C’est sûr que je me fais reconnaître plus qu’avant, surtout par les joueurs de basket. Tout le monde est fier de moi et de ce que j’ai accompli. Les Québécois qui ont percé à la NCAA, et même vers la NBA, sont rares et tout le monde souhaite que je réussisse. Les messages et les commentaires que je reçois sont tous positifs.

Parlons un peu de la saison en cours. Tu as connu quelques gros matchs et tu es le deuxième meilleur marqueur des Ducks. Mais tu as subi quelques blessures et tu ne fais pas toujours partie du cinq partant. Ça se déroule comment dans l’ensemble?

Ça se passe bien. Je fais ce que j’ai à faire. Le fait de ne pas être partant ne me dérange pas. Je dirais même que ça me sert probablement de préparation pour ce que je risque de vivre dans la NBA. On est invaincus en matchs de conférence du « Pac-12 » et on est classés dans le top-10 au pays. L’équipe va bien et c’est l’important. Je me suis blessé (à la cheville) avant Noël, mais là ça va mieux. Je joue autant de minutes que l’an dernier. Je n’ai pas besoin de jouer beaucoup, surtout dans des matchs où on creuse un gros écart.

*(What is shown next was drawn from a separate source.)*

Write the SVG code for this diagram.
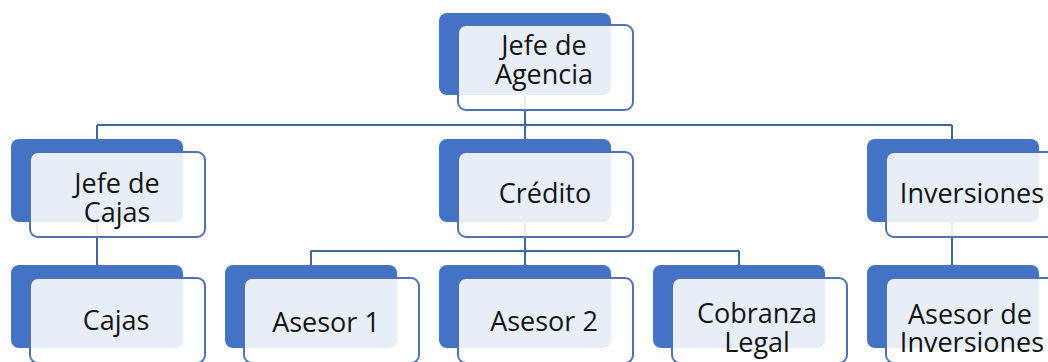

Peu de joueurs québécois ont réussi à atteindre la NBA. Il semble apparent que tu seras repêché en première ou deuxième ronde en juin prochain. Qu’est-ce que ça représenterait pour toi comme accomplissement?

Je ne croyais jamais vraiment que ça pouvait arriver un jour. J’en serais très fier, mais je dois beaucoup de tout ça à des gens qui m’ont supporté en cours de route. Des gens comme Igor et Ibrahim qui ont cru en moi. À certains moments, je n’y croyais plus, mais ils ont continué à me pousser et à me donner de la confiance. Maintenant que je m’approche du but, c’est vraiment spécial et ça me fait chaud au cœur. Je fais surtout ça pour ma famille. Je travaille pour eux, et pour les gens au Québec qui pourraient se servir de mon histoire comme modèle. Ça serait une bonne chose, je crois.

Tu deviendras aussi, dans quelques mois, le premier membre de ta famille à obtenir un diplôme universitaire. Comment cet accomplissement se comparerait-il à être repêché par la NBA?

Mon niveau de fierté serait très semblable dans les deux cas. Je crois que j’aurais pu obtenir un diplôme de toute façon, que ce soit au Québec ou ailleurs. C’était juste une question d’effort. Mais c’est excitant d’y arriver cette année à Oregon. Quant à la NBA, je réalise que c’est une chance et un exploit uniques que peu de gens ont réussi à atteindre. C’est une occasion en or et c’est vraiment excitant.

Merci beaucoup Chris, et bonne chance pour la suite des choses!